◆ **Exercise requirements**: Retype every line from the start of the entries below down to the line with "99.3, 99.8, 100];", both ends included; skip the pictures.

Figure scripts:
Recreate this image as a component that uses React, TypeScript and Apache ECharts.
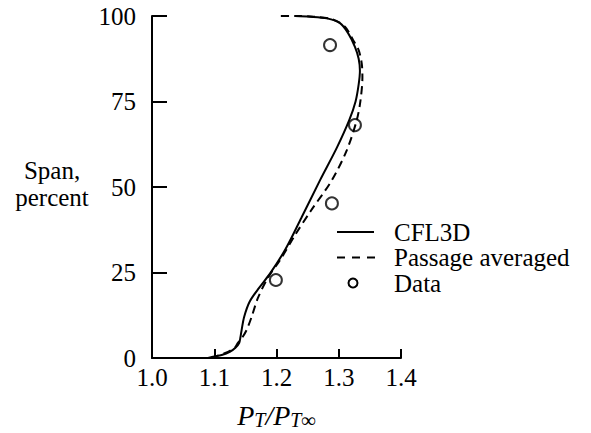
import React, { useEffect, useRef } from "react";
import * as echarts from "echarts";

const xTicks = [1.0, 1.1, 1.2, 1.3, 1.4];
const yTicks = [0, 25, 50, 75, 100];

const cfl3dX = [1.09, 1.098, 1.112, 1.125, 1.134, 1.14, 1.142, 1.144, 1.148, 1.157, 1.172, 1.19, 1.215, 1.24, 1.27, 1.297, 1.317, 1.327, 1.332, 1.334, 1.332, 1.326, 1.315, 1.302, 1.281, 1.254, 1.23];
const cfl3dY = [0, 0.4, 0.9, 1.8, 3, 4.4, 6, 8.2, 12, 16.5, 20.5, 24.8, 32, 41, 52, 61.5, 69.6, 75, 80, 84, 87.5, 91, 95, 97.9, 99.3, 99.8, 100];

const passX = [1.095, 1.101, 1.122, 1.133, 1.138, 1.145, 1.152, 1.16, 1.17, 1.186, 1.206, 1.23, 1.255, 1.289, 1.313, 1.329, 1.335, 1.338, 1.337, 1.332, 1.323, 1.31, 1.29, 1.26, 1.23, 1.202];
const passY = [0, 0.4, 1.8, 3, 4.4, 6, 8.2, 12, 17.5, 23.4, 28.7, 36, 43, 52, 60.8, 69.6, 75.4, 82, 86, 90, 93, 96.9, 99, 99.8, 100, 100];

const dataX = [1.199, 1.289, 1.326, 1.286];
const dataY = [22.8, 45.2, 68.1, 91.5];

const legendNames = ["CFL3D", "Passage averaged", "Data"];

const FONT = "Liberation Serif";

export default function App() {
  const ref = useRef<HTMLDivElement>(null);
  useEffect(() => {
    if (!ref.current) return;
    const chart = echarts.init(ref.current, null, { renderer: "svg" });
    const zip = (xs: number[], ys: number[]) => xs.map((x, i) => [x, ys[i]]);
    const legendTop = 232;
    const legendStep = 25.5;
    const legendText = (name: string, i: number) => ({
      type: "text",
      x: 394,
      y: legendTop + i * legendStep,
      style: {
        text: name,
        fontFamily: FONT,
        fontSize: 25,
        fill: "#000",
        align: "left",
        verticalAlign: "middle",
      },
    });
    chart.setOption({
      animation: false,
      backgroundColor: "#ffffff",
      grid: { left: 152, right: 190, top: 16, bottom: 75, outerBoundsMode: "none", containLabel: false },
      xAxis: {
        type: "value",
        min: xTicks[0],
        max: xTicks[xTicks.length - 1],
        interval: 0.1,
        axisLine: { lineStyle: { color: "#000", width: 2 } },
        axisTick: { inside: true, length: 9, lineStyle: { color: "#000", width: 2 } },
        splitLine: { show: false },
        axisLabel: {
          color: "#000",
          fontFamily: FONT,
          fontSize: 25,
          margin: 7,
          formatter: (v: number) => v.toFixed(1),
        },
        name: "{p|P}{s|T}{p|/P}{s|T∞}",
        nameLocation: "middle",
        nameGap: 42,
        nameTextStyle: {
          rich: {
            p: { fontFamily: FONT, fontStyle: "italic", fontSize: 28, color: "#000", verticalAlign: "middle", lineHeight: 30 },
            s: { fontFamily: FONT, fontStyle: "italic", fontSize: 20, color: "#000", verticalAlign: "bottom", lineHeight: 16 },
          },
        },
      },
      yAxis: {
        type: "value",
        min: yTicks[0],
        max: yTicks[yTicks.length - 1],
        interval: 25,
        axisLine: { lineStyle: { color: "#000", width: 2 } },
        axisTick: { inside: true, length: 15, lineStyle: { color: "#000", width: 2 } },
        splitLine: { show: false },
        axisLabel: { color: "#000", fontFamily: FONT, fontSize: 25, margin: 16 },
      },
      graphic: [
        {
          type: "text",
          x: 52,
          y: 157,
          style: {
            text: "Span,\npercent",
            fontFamily: FONT,
            fontSize: 25,
            fill: "#000",
            align: "center",
            lineHeight: 27,
          },
        },
        {
          type: "line",
          shape: { x1: 337, y1: legendTop, x2: 374, y2: legendTop },
          style: { stroke: "#000", lineWidth: 2 },
        },
        {
          type: "line",
          shape: { x1: 337, y1: legendTop + legendStep, x2: 376, y2: legendTop + legendStep },
          style: { stroke: "#000", lineWidth: 2, lineDash: [8, 7] },
        },
        {
          type: "circle",
          shape: { cx: 353, cy: legendTop + 2 * legendStep, r: 4.5 },
          style: { fill: "#fff", stroke: "#000", lineWidth: 2 },
        },
        ...legendNames.map(legendText),
      ],
      series: [
        {
          name: legendNames[0],
          type: "line",
          data: zip(cfl3dX, cfl3dY),
          showSymbol: false,
          symbol: "none",
          smooth: 0.3,
          lineStyle: { color: "#000", width: 2 },
          itemStyle: { color: "#000" },
        },
        {
          name: legendNames[1],
          type: "line",
          data: zip(passX, passY),
          showSymbol: false,
          symbol: "none",
          smooth: 0.3,
          lineStyle: { color: "#000", width: 2, type: [8, 5] },
          itemStyle: { color: "#000" },
        },
        {
          name: legendNames[2],
          type: "scatter",
          data: zip(dataX, dataY),
          symbol: "circle",
          symbolSize: 12,
          itemStyle: { color: "#fff", borderColor: "#000", borderWidth: 2 },
        },
      ],
    });
    return () => chart.dispose();
  }, []);
  return (
    <div
      ref={ref}
      style={{ position: "absolute", left: 0, top: 0, width: 591, height: 433 }}
    />
  );
}
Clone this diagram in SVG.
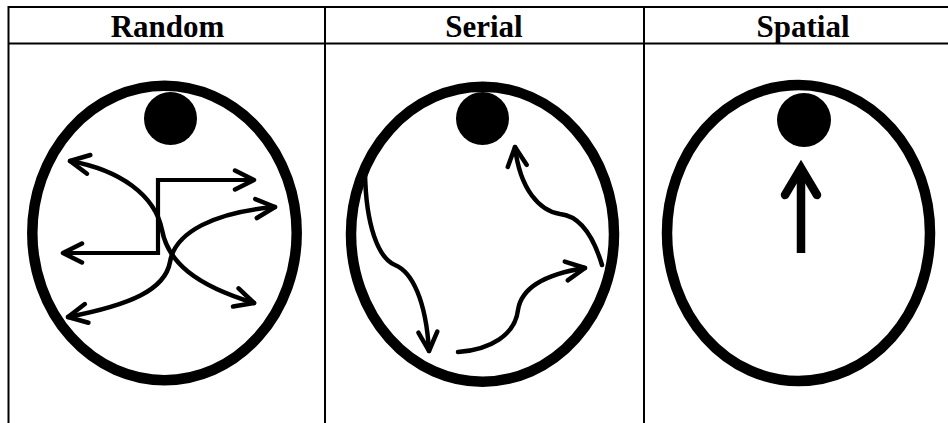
<svg xmlns="http://www.w3.org/2000/svg" width="948" height="423" viewBox="0 0 948 423">
  <style>
    .grid { stroke: #000; stroke-width: 2; fill: none; }
    .hdr { font-family: "Liberation Serif", "Times New Roman", serif; font-weight: bold; font-size: 31px; fill: #000; text-anchor: middle; }
    .head { fill: none; stroke: #000; stroke-width: 10.5; }
    .dot { fill: #000; }
    .arrow { fill: none; stroke: #000; stroke-width: 4.5; stroke-linecap: round; stroke-linejoin: round; }
    .step { fill: none; stroke: #000; stroke-width: 4.2; stroke-linejoin: miter; stroke-linecap: butt; }
    .chev { fill: none; stroke: #000; stroke-width: 4.5; stroke-linecap: round; stroke-linejoin: round; }
  </style>
  <defs>
    <marker id="chev" markerUnits="userSpaceOnUse" orient="auto-start-reverse" markerWidth="40" markerHeight="40" refX="0" refY="0" viewBox="-30 -20 40 40" overflow="visible">
      <path class="chev" d="M -19,-9.5 L 0,0 L -19,9.5"/>
    </marker>
  </defs>
  <rect width="948" height="423" fill="#fff"/>

  <g id="table">
    <line class="grid" x1="8" y1="7" x2="948" y2="7"/>
    <line class="grid" x1="8" y1="43.5" x2="948" y2="43.5"/>
    <line class="grid" x1="8.5" y1="6" x2="8.5" y2="423"/>
    <line class="grid" x1="325" y1="6" x2="325" y2="423"/>
    <line class="grid" x1="644" y1="6" x2="644" y2="423"/>
  </g>

  <g id="random">
    <text class="hdr" x="167.5" y="36.5">Random</text>
    <ellipse class="head" cx="164.5" cy="233" rx="132.2" ry="147.2"/>
    <circle class="dot" cx="170.5" cy="118.5" r="26.5"/>
  </g>

  <g id="serial">
    <text class="hdr" x="484" y="36.5">Serial</text>
    <ellipse class="head" cx="482.5" cy="234.2" rx="131.5" ry="147.5"/>
    <circle class="dot" cx="482.5" cy="118.5" r="26.5"/>
  </g>

  <g id="spatial">
    <text class="hdr" x="803" y="36.5">Spatial</text>
    <ellipse class="head" cx="798.5" cy="233" rx="131.5" ry="148"/>
    <circle class="dot" cx="804" cy="120" r="27"/>
  </g>

  <g id="connectors">
    <!-- Random -->
    <path class="arrow" d="M70,161 C120,170 155,195 162,230 C168,262 195,285 254,303" marker-start="url(#chev)" marker-end="url(#chev)"/>
    <path class="arrow" d="M68,317 C130,305 165,290 170,262 C175,232 215,212 275,207" marker-start="url(#chev)" marker-end="url(#chev)"/>
    <path class="step" d="M63,253 L158,253 L158,180 L254,180" marker-start="url(#chev)" marker-end="url(#chev)"/>
    <!-- Serial -->
    <path class="arrow" d="M365,173 C366,225 378,258 395,265 C412,272 426,300 429,351" marker-end="url(#chev)"/>
    <path class="arrow" d="M458,352 C490,350 515,335 518,310 C521,290 540,275 585,268" marker-end="url(#chev)"/>
    <path class="arrow" d="M602,265 C593,235 580,216 560,214 C540,211 520,190 515,147" marker-end="url(#chev)"/>
    <!-- Spatial -->
    <line x1="801" y1="253" x2="801" y2="170" stroke="#000" stroke-width="8.5"/>
    <path d="M785,195 L801,168 L817,195" fill="none" stroke="#000" stroke-width="8.5" stroke-linecap="round" stroke-linejoin="miter"/>
  </g>
</svg>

◆ **Written solution**:
Recreate this image as a component that uses React, TypeScript and Apache ECharts.
import React, { useEffect, useRef } from "react";
import * as echarts from "echarts";

const xTicks = [1.0, 1.1, 1.2, 1.3, 1.4];
const yTicks = [0, 25, 50, 75, 100];

const cfl3dX = [1.09, 1.098, 1.112, 1.125, 1.134, 1.14, 1.142, 1.144, 1.148, 1.157, 1.172, 1.19, 1.215, 1.24, 1.27, 1.297, 1.317, 1.327, 1.332, 1.334, 1.332, 1.326, 1.315, 1.302, 1.281, 1.254, 1.23];
const cfl3dY = [0, 0.4, 0.9, 1.8, 3, 4.4, 6, 8.2, 12, 16.5, 20.5, 24.8, 32, 41, 52, 61.5, 69.6, 75, 80, 84, 87.5, 91, 95, 97.9, 99.3, 99.8, 100];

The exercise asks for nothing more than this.